Visually, the only real differences between the Plus and Base models are that the Plus sports a fixed carbon-fiber wing, while the Base has a pop-up version. The Plus has fixed-back shell seats, while the Base does not. The Plus model also tips the scales at 3,572 pounds, which gives it about an 80-pound advantage over the base model. Thanks to the weight savings, and, of course, the horsepower advantage, the big differences show up when it counts —out on the track.
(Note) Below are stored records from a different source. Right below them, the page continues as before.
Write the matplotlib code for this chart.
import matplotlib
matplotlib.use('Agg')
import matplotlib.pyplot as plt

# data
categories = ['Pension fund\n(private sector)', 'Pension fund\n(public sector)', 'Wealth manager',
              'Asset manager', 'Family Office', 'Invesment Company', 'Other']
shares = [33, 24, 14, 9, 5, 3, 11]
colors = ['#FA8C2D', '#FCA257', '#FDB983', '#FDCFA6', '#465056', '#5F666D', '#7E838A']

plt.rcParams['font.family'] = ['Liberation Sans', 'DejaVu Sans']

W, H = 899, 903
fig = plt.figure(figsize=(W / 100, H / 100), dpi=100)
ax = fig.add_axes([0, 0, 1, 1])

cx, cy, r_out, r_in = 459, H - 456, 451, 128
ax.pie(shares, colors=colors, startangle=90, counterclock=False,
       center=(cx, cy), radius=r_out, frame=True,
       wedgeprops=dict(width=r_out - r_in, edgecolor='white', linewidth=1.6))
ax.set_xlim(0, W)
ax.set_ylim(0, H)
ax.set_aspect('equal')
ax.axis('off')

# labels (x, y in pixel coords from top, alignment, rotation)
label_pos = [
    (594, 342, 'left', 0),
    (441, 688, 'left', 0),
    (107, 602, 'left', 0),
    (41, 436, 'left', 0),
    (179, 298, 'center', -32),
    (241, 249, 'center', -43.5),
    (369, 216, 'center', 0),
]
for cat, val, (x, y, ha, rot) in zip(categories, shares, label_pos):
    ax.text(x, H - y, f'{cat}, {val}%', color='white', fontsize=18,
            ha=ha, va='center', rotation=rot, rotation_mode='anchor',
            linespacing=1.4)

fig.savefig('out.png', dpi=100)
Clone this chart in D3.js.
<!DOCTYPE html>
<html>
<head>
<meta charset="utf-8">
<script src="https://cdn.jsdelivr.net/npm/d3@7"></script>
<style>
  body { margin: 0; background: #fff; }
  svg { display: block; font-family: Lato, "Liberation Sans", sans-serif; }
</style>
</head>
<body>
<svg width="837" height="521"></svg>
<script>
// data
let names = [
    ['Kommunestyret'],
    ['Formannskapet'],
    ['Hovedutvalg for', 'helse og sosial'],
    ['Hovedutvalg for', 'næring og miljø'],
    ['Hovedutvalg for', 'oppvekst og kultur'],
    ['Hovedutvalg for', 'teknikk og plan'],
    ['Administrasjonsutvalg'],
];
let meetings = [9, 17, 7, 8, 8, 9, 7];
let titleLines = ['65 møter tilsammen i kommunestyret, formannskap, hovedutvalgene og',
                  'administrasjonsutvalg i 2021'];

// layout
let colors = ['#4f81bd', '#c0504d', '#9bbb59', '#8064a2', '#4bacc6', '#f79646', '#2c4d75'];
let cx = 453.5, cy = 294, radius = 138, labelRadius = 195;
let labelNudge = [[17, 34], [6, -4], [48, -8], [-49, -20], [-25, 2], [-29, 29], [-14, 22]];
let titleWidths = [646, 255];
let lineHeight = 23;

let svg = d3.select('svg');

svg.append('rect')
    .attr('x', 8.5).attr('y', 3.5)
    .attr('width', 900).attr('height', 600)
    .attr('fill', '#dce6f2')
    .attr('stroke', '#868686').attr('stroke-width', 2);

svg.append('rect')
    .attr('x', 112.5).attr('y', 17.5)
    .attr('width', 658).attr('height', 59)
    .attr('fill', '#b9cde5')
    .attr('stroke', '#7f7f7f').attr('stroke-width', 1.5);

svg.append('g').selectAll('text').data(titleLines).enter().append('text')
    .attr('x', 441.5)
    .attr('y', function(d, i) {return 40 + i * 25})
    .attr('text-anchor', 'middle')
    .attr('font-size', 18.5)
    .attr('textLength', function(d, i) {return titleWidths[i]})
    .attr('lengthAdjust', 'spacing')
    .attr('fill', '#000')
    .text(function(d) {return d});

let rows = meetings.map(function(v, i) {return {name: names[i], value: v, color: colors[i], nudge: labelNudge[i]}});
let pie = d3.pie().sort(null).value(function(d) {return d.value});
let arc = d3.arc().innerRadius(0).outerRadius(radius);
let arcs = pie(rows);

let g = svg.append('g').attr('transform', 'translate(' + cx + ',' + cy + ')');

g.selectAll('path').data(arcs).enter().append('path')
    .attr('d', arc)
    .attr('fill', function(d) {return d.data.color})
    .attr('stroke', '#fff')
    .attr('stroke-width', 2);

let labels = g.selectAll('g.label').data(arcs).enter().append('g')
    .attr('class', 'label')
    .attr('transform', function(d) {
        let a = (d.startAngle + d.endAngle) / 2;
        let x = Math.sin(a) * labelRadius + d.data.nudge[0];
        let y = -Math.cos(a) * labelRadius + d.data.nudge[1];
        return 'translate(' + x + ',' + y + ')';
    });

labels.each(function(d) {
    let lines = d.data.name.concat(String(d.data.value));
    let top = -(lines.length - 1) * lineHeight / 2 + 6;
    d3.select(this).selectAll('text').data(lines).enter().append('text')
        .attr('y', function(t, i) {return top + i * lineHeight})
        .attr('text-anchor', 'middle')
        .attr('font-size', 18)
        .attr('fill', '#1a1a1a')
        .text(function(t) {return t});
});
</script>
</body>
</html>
So what can they do? 0–60 mph comes up in only 3.1/3.4 seconds for the Plus/Base respectively, 0-100 mph in 7.0/7.4 respectively, through the quarter mile in 11.3/11.7 seconds, and on to a top speed of 199/205 mph, also respectively. So the Plus has a very clear four-tenths of a second advantage in almost all acceleration tests, and a six-mph advantage on the top end, which is mostly just conjecture anyway, because we don't know anyone that has every said, "I'll race you to 200" outside of an NHRA event. So which model would you choose? Well, just know that that extra 70 horsepower will cost you about twenty grand over the Base model's $163,000 sticker price.

Whichever model you choose, either one will still be an R8, and that's a good thing. This super-Audi is not much different from when it began, because there's not much to improve. The V10 was an improvement over the V8, so Audi went with that, and while we would argue any auto being better than a true manual, admittedly, the auto is faster and has proven to be the overwhelming choice of past buyers, so in a way, we will concede (angrily) that it can be viewed as an improvement also. But, thankfully, what Audi didn't mess with is the naturally alluring character and charisma the R8 has had since day one. The 2017 Audi R8 looks and drives slightly different than previous models, but with one look, there is no doubt that this car still has an almost unexplainable appeal to create a positive and thrilling physiological response in almost all of us, and that, friends, is a good thing.